Neanderthals turned to chemistry to start fires

Neanderthals may have been some of the earliest humans to harness the power of chemistry. Archaeologists in the Netherlands have uncovered evidence that Neanderthals used naturally occurring manganese dioxide to help start fires.

Neanderthals, which were closely related to modern humans, became extinct around 40,000 years ago © Shutterstock

Chunks of black manganese oxides have been recovered at Neanderthal sites for many years, and until now it was thought to have been used as a source of body paint, as it is often found alongside other coloured minerals.

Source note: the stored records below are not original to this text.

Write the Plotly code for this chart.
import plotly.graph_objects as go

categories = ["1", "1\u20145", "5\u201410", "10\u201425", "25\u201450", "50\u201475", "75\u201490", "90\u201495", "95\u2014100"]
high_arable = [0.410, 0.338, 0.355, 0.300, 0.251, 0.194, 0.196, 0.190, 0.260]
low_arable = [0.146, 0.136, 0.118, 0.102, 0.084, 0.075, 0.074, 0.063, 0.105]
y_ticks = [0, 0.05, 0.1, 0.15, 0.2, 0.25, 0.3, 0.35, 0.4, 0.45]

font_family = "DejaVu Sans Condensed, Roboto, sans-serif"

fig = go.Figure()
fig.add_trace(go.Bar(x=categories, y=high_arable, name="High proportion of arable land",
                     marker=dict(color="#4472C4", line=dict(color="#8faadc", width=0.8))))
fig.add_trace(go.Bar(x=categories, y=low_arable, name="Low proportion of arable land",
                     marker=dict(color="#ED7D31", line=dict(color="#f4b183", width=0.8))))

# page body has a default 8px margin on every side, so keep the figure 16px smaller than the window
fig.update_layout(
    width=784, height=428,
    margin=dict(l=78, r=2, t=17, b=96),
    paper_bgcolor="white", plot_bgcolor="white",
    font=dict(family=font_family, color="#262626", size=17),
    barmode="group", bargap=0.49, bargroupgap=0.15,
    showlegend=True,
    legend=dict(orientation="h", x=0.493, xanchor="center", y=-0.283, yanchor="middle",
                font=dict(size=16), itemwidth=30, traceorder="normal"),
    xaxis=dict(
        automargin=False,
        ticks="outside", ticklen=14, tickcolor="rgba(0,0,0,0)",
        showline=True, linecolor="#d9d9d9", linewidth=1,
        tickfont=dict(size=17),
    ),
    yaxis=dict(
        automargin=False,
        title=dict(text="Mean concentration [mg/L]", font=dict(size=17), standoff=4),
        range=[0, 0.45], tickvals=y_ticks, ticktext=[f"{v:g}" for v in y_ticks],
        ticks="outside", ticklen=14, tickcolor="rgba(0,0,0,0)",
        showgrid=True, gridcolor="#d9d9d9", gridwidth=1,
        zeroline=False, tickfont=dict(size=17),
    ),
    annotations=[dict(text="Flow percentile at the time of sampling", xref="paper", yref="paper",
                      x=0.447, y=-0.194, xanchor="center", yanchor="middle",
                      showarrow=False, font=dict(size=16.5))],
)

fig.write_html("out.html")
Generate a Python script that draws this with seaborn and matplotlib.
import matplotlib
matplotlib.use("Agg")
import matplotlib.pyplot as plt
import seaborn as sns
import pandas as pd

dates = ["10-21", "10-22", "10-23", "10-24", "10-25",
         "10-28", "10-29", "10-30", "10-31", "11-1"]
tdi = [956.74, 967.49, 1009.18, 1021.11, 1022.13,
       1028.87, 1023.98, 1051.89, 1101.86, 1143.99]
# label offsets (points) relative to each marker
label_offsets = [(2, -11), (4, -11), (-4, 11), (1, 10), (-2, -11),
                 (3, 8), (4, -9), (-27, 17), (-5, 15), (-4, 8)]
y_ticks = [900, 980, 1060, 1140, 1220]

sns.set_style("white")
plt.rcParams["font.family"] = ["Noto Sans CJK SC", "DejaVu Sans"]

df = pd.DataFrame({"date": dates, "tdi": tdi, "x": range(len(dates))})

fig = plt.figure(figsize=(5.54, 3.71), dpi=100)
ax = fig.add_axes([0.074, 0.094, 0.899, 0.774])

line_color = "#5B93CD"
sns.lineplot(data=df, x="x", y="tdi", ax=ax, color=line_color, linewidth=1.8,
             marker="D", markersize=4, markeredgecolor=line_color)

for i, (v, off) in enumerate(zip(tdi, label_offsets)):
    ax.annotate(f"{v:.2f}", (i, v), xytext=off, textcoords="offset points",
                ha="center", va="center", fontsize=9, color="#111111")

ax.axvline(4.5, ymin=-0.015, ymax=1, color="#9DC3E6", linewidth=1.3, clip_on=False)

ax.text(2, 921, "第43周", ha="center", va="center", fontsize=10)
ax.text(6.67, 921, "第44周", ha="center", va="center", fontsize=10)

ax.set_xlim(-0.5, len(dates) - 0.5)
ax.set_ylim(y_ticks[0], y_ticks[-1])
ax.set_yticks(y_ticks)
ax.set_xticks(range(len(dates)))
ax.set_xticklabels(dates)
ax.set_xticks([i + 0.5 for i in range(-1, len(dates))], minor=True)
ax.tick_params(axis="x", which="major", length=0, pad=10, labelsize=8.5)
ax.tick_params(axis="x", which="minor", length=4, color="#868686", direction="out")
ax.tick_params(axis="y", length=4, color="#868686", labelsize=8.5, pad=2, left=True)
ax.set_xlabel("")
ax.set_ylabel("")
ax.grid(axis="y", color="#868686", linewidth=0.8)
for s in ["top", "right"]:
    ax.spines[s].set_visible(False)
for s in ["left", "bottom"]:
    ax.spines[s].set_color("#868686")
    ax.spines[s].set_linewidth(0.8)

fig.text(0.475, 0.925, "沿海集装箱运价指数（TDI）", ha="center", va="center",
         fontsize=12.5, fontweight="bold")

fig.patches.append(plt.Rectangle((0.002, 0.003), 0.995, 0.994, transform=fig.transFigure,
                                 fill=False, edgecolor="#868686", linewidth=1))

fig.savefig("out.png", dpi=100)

However, some have pointed out that there would have been more readily available sources of black pigment, including ash and charcoal.

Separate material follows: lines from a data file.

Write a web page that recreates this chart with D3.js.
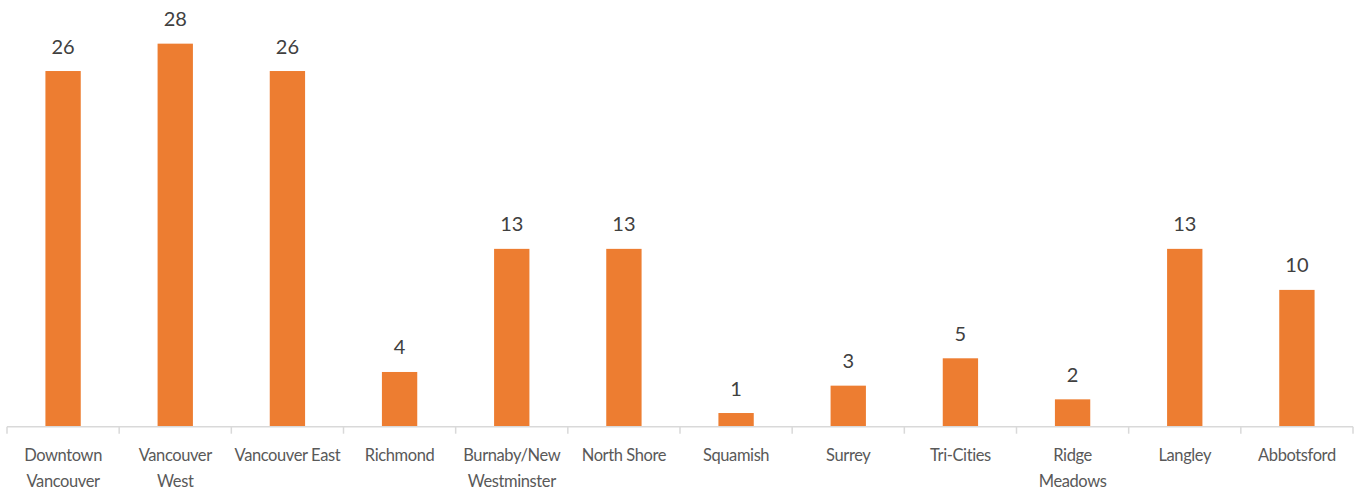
<!DOCTYPE html>
<html><head><meta charset="utf-8">
<script src="https://cdn.jsdelivr.net/npm/d3@7"></script>
<style>
html,body{margin:0;padding:0;background:#fff;}
svg{display:block;}
</style></head>
<body>
<svg id="chart" width="1354" height="491"></svg>
<script>
const categories = ["Downtown\nVancouver","Vancouver\nWest","Vancouver East","Richmond","Burnaby/New\nWestminster","North Shore","Squamish","Surrey","Tri-Cities","Ridge\nMeadows","Langley","Abbotsford"];
const values = [26,28,26,4,13,13,1,3,5,2,13,10];

const W = 1354, H = 491;
const baseY = 426.7;
const svg = d3.select("#chart");
const font = "Lato, 'Open Sans', sans-serif";
const x0 = 7, x1 = 1353;

const x = d3.scaleBand().domain(categories).range([x0, x1]).paddingInner(0.685).paddingOuter(0.3425);
const y = d3.scaleLinear().domain([0, 30]).range([baseY, baseY - 30 * 13.68]);

svg.selectAll("rect.bar").data(values).join("rect")
  .attr("class","bar")
  .attr("x",(d,i)=>x(categories[i]))
  .attr("width",x.bandwidth())
  .attr("y",d=>y(d))
  .attr("height",d=>y(0)-y(d))
  .attr("fill","#ED7D31");

svg.selectAll("text.val").data(values).join("text")
  .attr("class","val")
  .attr("x",(d,i)=>x(categories[i])+x.bandwidth()/2)
  .attr("y",d=>y(d)-17.5)
  .attr("text-anchor","middle")
  .attr("font-family",font)
  .attr("font-size",20)
  .attr("fill","#404040")
  .text(d=>d);

// axis line
const xa = d3.scaleBand().domain(categories).range([x0, x1]);
svg.append("line").attr("x1",x0).attr("x2",x1).attr("y1",baseY).attr("y2",baseY)
  .attr("stroke","#d9d9d9").attr("stroke-width",1.5);
const tickPos = categories.map(c=>xa(c)).concat([x1]);
svg.selectAll("line.tick").data(tickPos).join("line")
  .attr("class","tick")
  .attr("x1",d=>d).attr("x2",d=>d)
  .attr("y1",baseY).attr("y2",baseY+7)
  .attr("stroke","#d9d9d9").attr("stroke-width",1.5);

const lab = svg.selectAll("text.cat").data(categories).join("text")
  .attr("class","cat")
  .attr("x",d=>xa(d)+xa.bandwidth()/2)
  .attr("y",460.5)
  .attr("text-anchor","middle")
  .attr("font-family",font)
  .attr("font-size",16.5)
  .attr("letter-spacing",-0.4)
  .attr("fill","#595959");
lab.each(function(d){
  const t = d3.select(this);
  d.split("\n").forEach((s,i)=>{
    t.append("tspan").attr("x",xa(d)+xa.bandwidth()/2).attr("dy",i===0?0:26).text(s);
  });
});
</script>
</body></html>
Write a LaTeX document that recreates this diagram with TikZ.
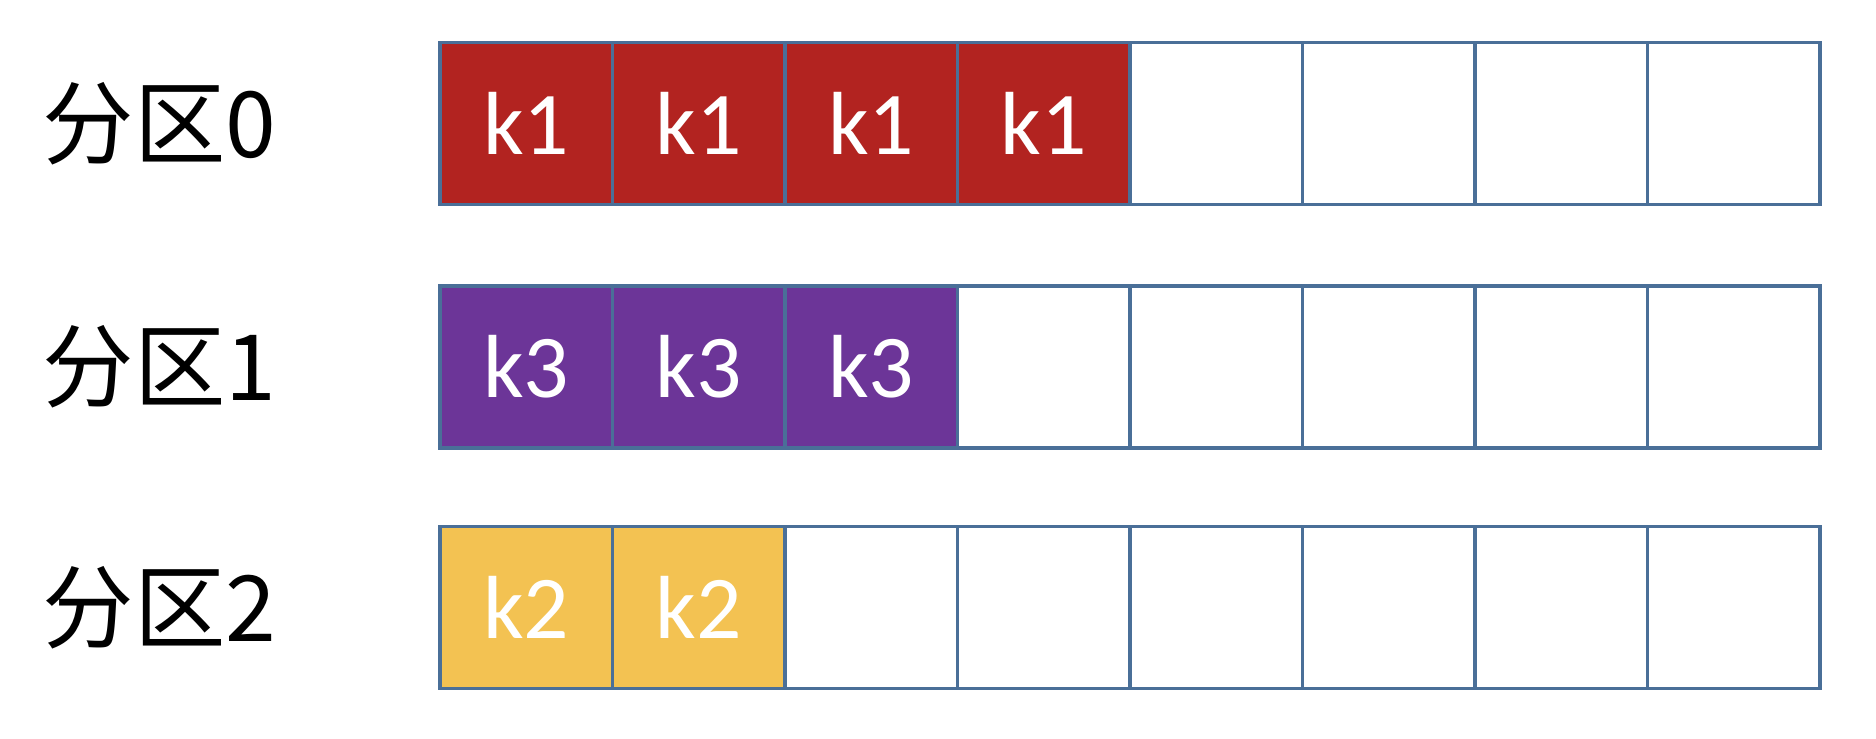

Now, a group led by Marie Soressi at Leiden University in the Netherlands has put forward the idea that these compounds were instead used as firelighters. When they analysed the composition of manganese oxide blocks recovered from the Pech-de-l’Azé Neanderthal site in southern France, they found that they mainly contained manganese dioxide, which is similar in colour but more flammable than other manganese oxides. They also noticed scratch marks on blocks, suggesting they may have been scraped or ground to produce a powder. They found that when ground-up samples of the blocks were sprinkled over wood it lowered the ignition temperature by more than 100°C. These findings support the view that that rather than just exploiting naturally occurring wildfires, Neanderthals were able to start their own.